## anonymous 3 years ago Astronauts on our moon must function with an acceleration due to gravity of 0.170g . If an astronaut can throw a certain wrench 12.0m vertically upward on earth, how high could he throw it on our moon if he gives it the same starting speed in both places?

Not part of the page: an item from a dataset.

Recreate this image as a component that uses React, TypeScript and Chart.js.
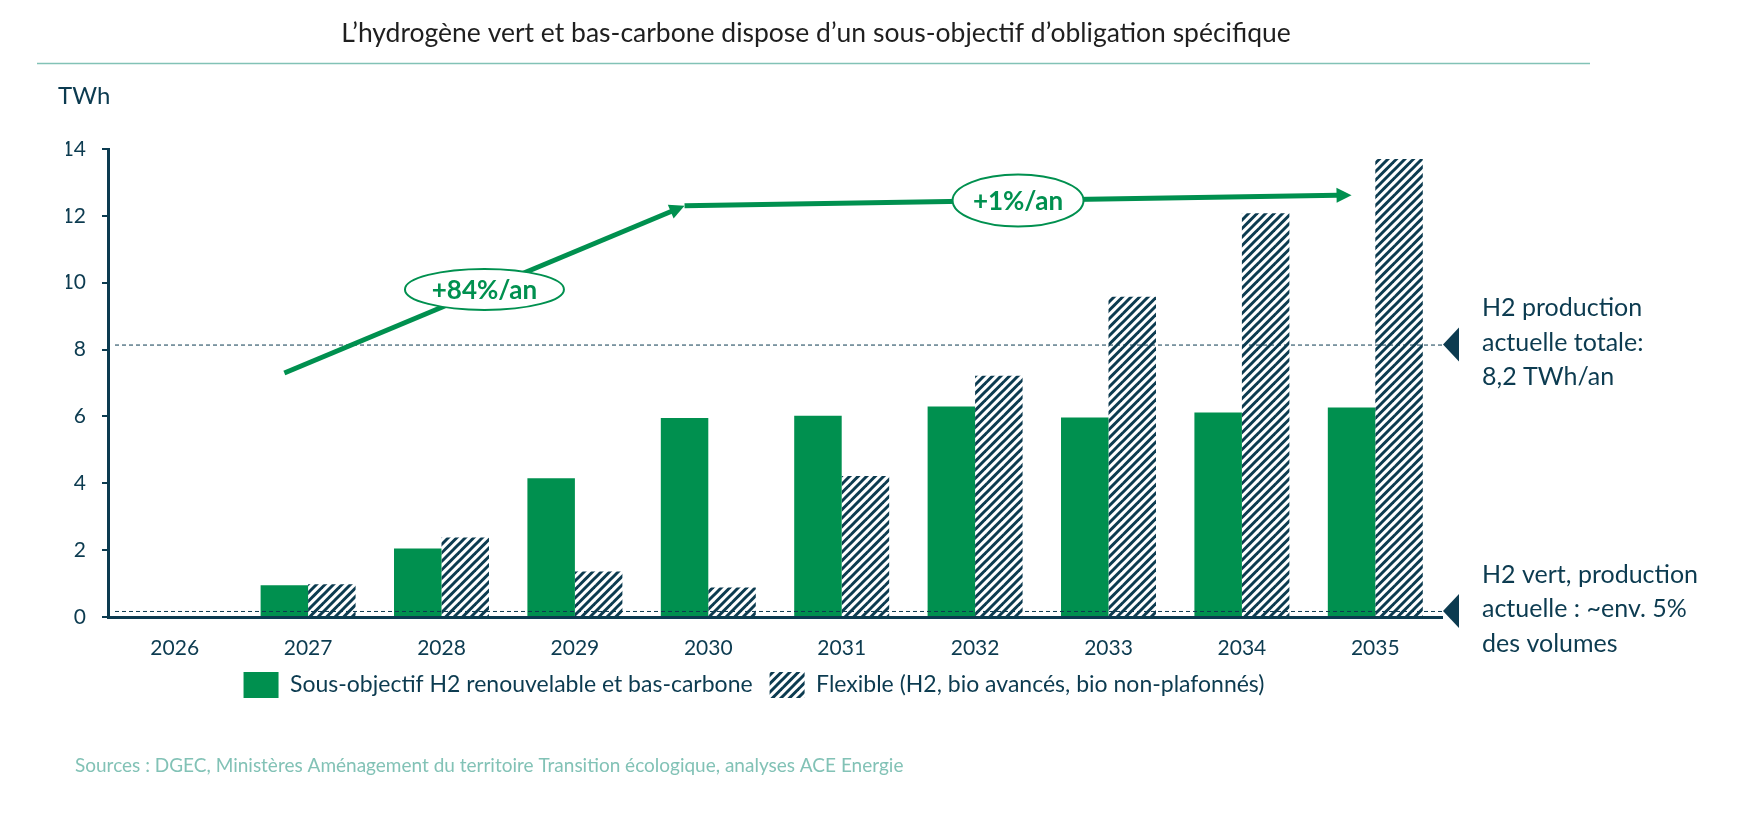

How much longer would it be in motion (going up and coming down) on the moon than on earth?

1. anonymous

u know the acceleration on earth and moon for a given distance say x calculate teh time of motion

2. anonymous

2. t=Vo/A

3. anonymous

Find h with this: $v^2=v_0^2+2ah$ Since v=0 at highest point, you can find then: $0=v_0^2+2ah \\h=\sqrt{\frac{-v_0^2}{2a}}\\\frac{h_{m}}{h_{e}}=\frac{\sqrt{\frac{-v_0^2}{2a_m}}}{\sqrt{\frac{-v_0^2}{2a_e}}}$

4. anonymous

$\frac{ 9.81 }{ 1.67 }12.0$ h=70.6, but how do u solve the second part?

5. anonymous

$v=v_0-gt$ again, $v=0$ then you can find time traveled by wrench for each g's

6. anonymous

i'm not sure how to get Vo

7. anonymous

oh is it 12m/s?

8. anonymous

You can find v0, but don't really need to. $0=v_0-gt\\t=\frac{v_0}{g}\\\frac{t_e}{t_m}=\frac{v_0/g_e}{v_0/g_m}$

9. anonymous

but dont i need both Vo and t?

10. anonymous

$\frac{ Te }{ Tm } =\frac{ 1.67 }{ 9.8 }$

11. anonymous

Correct :)

12. anonymous

so its 0.170?

13. anonymous

Wait, i'm not native eng speaker. What do they mean when they say how much longer? If they mean $\Delta t=t_m-t_e$ then we're wrong. What we found is $t_m=0.170t_e$.